Exercise instructions: Restate the material word for word and leave out anything that is a picture.

Dataset records:
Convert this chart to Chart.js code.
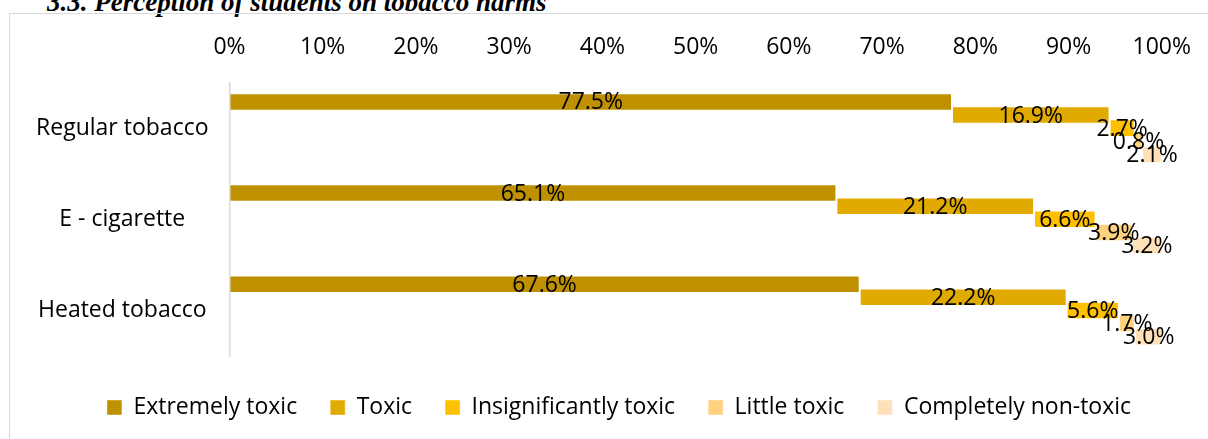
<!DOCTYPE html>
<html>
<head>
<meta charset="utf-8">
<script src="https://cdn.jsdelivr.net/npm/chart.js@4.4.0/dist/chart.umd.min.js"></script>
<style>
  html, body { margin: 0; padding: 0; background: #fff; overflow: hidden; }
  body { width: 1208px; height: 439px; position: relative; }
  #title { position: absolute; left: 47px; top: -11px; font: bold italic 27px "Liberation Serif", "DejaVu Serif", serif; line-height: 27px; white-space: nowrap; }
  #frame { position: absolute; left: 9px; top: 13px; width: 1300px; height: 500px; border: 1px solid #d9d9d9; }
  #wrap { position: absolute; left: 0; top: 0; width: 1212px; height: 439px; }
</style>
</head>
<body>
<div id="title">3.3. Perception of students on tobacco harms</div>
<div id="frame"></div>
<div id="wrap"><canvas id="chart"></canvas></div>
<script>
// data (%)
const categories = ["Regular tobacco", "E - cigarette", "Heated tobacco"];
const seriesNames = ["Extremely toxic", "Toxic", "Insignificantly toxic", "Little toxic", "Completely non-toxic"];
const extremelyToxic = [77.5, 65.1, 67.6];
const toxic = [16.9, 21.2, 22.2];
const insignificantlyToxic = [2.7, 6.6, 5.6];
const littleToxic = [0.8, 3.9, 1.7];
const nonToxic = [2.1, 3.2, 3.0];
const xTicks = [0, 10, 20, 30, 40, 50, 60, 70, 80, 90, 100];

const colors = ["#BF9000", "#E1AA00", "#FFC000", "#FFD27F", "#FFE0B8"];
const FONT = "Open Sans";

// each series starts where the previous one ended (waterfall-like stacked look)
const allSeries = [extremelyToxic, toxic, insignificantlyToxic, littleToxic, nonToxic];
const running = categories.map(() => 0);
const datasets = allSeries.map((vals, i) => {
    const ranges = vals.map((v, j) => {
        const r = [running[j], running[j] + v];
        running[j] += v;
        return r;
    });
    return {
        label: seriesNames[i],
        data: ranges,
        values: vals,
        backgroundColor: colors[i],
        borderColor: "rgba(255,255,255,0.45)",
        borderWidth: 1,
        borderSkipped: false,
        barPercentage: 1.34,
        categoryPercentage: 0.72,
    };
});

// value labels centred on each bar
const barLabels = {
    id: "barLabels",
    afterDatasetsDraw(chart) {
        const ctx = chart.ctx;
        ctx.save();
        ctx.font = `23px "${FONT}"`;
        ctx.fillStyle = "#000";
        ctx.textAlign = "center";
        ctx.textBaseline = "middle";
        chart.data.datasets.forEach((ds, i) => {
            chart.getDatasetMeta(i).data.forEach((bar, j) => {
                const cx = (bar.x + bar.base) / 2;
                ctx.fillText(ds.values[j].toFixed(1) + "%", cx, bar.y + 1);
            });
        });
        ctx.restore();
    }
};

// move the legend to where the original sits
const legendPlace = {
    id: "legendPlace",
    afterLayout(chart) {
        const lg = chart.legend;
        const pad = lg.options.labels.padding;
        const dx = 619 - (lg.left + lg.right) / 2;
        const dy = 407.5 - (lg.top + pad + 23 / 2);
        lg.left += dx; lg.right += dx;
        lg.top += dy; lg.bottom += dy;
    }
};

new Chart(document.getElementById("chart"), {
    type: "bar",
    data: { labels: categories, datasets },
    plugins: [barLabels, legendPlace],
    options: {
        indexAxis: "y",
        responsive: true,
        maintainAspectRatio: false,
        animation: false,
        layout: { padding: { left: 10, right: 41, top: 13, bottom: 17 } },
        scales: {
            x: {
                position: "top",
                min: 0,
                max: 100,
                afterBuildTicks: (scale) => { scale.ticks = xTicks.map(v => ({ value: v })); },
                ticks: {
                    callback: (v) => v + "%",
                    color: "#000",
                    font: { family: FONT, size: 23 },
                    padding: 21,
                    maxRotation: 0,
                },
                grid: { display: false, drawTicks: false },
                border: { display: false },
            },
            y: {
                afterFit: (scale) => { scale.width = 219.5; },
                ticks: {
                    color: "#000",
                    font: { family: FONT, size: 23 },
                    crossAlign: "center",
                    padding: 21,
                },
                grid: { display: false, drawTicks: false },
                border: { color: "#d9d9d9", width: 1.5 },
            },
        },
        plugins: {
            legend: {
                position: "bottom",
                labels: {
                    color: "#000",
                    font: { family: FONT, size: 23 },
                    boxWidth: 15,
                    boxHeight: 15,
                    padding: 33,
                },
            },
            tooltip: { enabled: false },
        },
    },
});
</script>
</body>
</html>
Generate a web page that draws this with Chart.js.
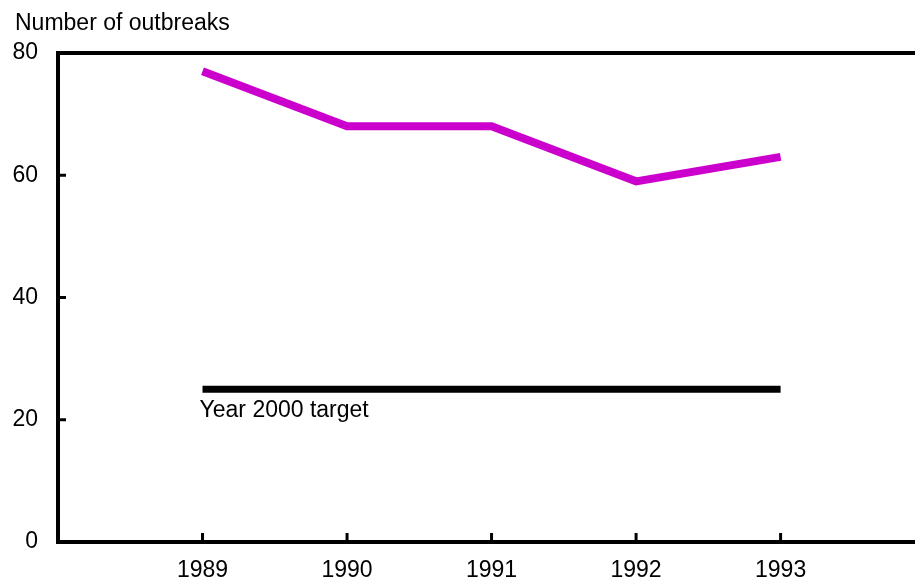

Result of this exercise:
Convert this chart to Chart.js code.
<!DOCTYPE html>
<html>
<head>
<meta charset="utf-8">
<script src="https://cdn.jsdelivr.net/npm/chart.js@4.4.0/dist/chart.umd.min.js"></script>
<style>
  html, body { margin: 0; padding: 0; background: #fff; overflow: hidden; }
  body { width: 1208px; height: 439px; position: relative; }
  #title { position: absolute; left: 47px; top: -11px; font: bold italic 27px "Liberation Serif", "DejaVu Serif", serif; line-height: 27px; white-space: nowrap; }
  #frame { position: absolute; left: 9px; top: 13px; width: 1300px; height: 500px; border: 1px solid #d9d9d9; }
  #wrap { position: absolute; left: 0; top: 0; width: 1212px; height: 439px; }
</style>
</head>
<body>
<div id="title">3.3. Perception of students on tobacco harms</div>
<div id="frame"></div>
<div id="wrap"><canvas id="chart"></canvas></div>
<script>
// data (%)
const categories = ["Regular tobacco", "E - cigarette", "Heated tobacco"];
const seriesNames = ["Extremely toxic", "Toxic", "Insignificantly toxic", "Little toxic", "Completely non-toxic"];
const extremelyToxic = [77.5, 65.1, 67.6];
const toxic = [16.9, 21.2, 22.2];
const insignificantlyToxic = [2.7, 6.6, 5.6];
const littleToxic = [0.8, 3.9, 1.7];
const nonToxic = [2.1, 3.2, 3.0];
const xTicks = [0, 10, 20, 30, 40, 50, 60, 70, 80, 90, 100];

const colors = ["#BF9000", "#E1AA00", "#FFC000", "#FFD27F", "#FFE0B8"];
const FONT = "Open Sans";

// each series starts where the previous one ended (waterfall-like stacked look)
const allSeries = [extremelyToxic, toxic, insignificantlyToxic, littleToxic, nonToxic];
const running = categories.map(() => 0);
const datasets = allSeries.map((vals, i) => {
    const ranges = vals.map((v, j) => {
        const r = [running[j], running[j] + v];
        running[j] += v;
        return r;
    });
    return {
        label: seriesNames[i],
        data: ranges,
        values: vals,
        backgroundColor: colors[i],
        borderColor: "rgba(255,255,255,0.45)",
        borderWidth: 1,
        borderSkipped: false,
        barPercentage: 1.34,
        categoryPercentage: 0.72,
    };
});

// value labels centred on each bar
const barLabels = {
    id: "barLabels",
    afterDatasetsDraw(chart) {
        const ctx = chart.ctx;
        ctx.save();
        ctx.font = `23px "${FONT}"`;
        ctx.fillStyle = "#000";
        ctx.textAlign = "center";
        ctx.textBaseline = "middle";
        chart.data.datasets.forEach((ds, i) => {
            chart.getDatasetMeta(i).data.forEach((bar, j) => {
                const cx = (bar.x + bar.base) / 2;
                ctx.fillText(ds.values[j].toFixed(1) + "%", cx, bar.y + 1);
            });
        });
        ctx.restore();
    }
};

// move the legend to where the original sits
const legendPlace = {
    id: "legendPlace",
    afterLayout(chart) {
        const lg = chart.legend;
        const pad = lg.options.labels.padding;
        const dx = 619 - (lg.left + lg.right) / 2;
        const dy = 407.5 - (lg.top + pad + 23 / 2);
        lg.left += dx; lg.right += dx;
        lg.top += dy; lg.bottom += dy;
    }
};

new Chart(document.getElementById("chart"), {
    type: "bar",
    data: { labels: categories, datasets },
    plugins: [barLabels, legendPlace],
    options: {
        indexAxis: "y",
        responsive: true,
        maintainAspectRatio: false,
        animation: false,
        layout: { padding: { left: 10, right: 41, top: 13, bottom: 17 } },
        scales: {
            x: {
                position: "top",
                min: 0,
                max: 100,
                afterBuildTicks: (scale) => { scale.ticks = xTicks.map(v => ({ value: v })); },
                ticks: {
                    callback: (v) => v + "%",
                    color: "#000",
                    font: { family: FONT, size: 23 },
                    padding: 21,
                    maxRotation: 0,
                },
                grid: { display: false, drawTicks: false },
                border: { display: false },
            },
            y: {
                afterFit: (scale) => { scale.width = 219.5; },
                ticks: {
                    color: "#000",
                    font: { family: FONT, size: 23 },
                    crossAlign: "center",
                    padding: 21,
                },
                grid: { display: false, drawTicks: false },
                border: { color: "#d9d9d9", width: 1.5 },
            },
        },
        plugins: {
            legend: {
                position: "bottom",
                labels: {
                    color: "#000",
                    font: { family: FONT, size: 23 },
                    boxWidth: 15,
                    boxHeight: 15,
                    padding: 33,
                },
            },
            tooltip: { enabled: false },
        },
    },
});
</script>
</body>
</html>
Generate a web page that draws this with Chart.js.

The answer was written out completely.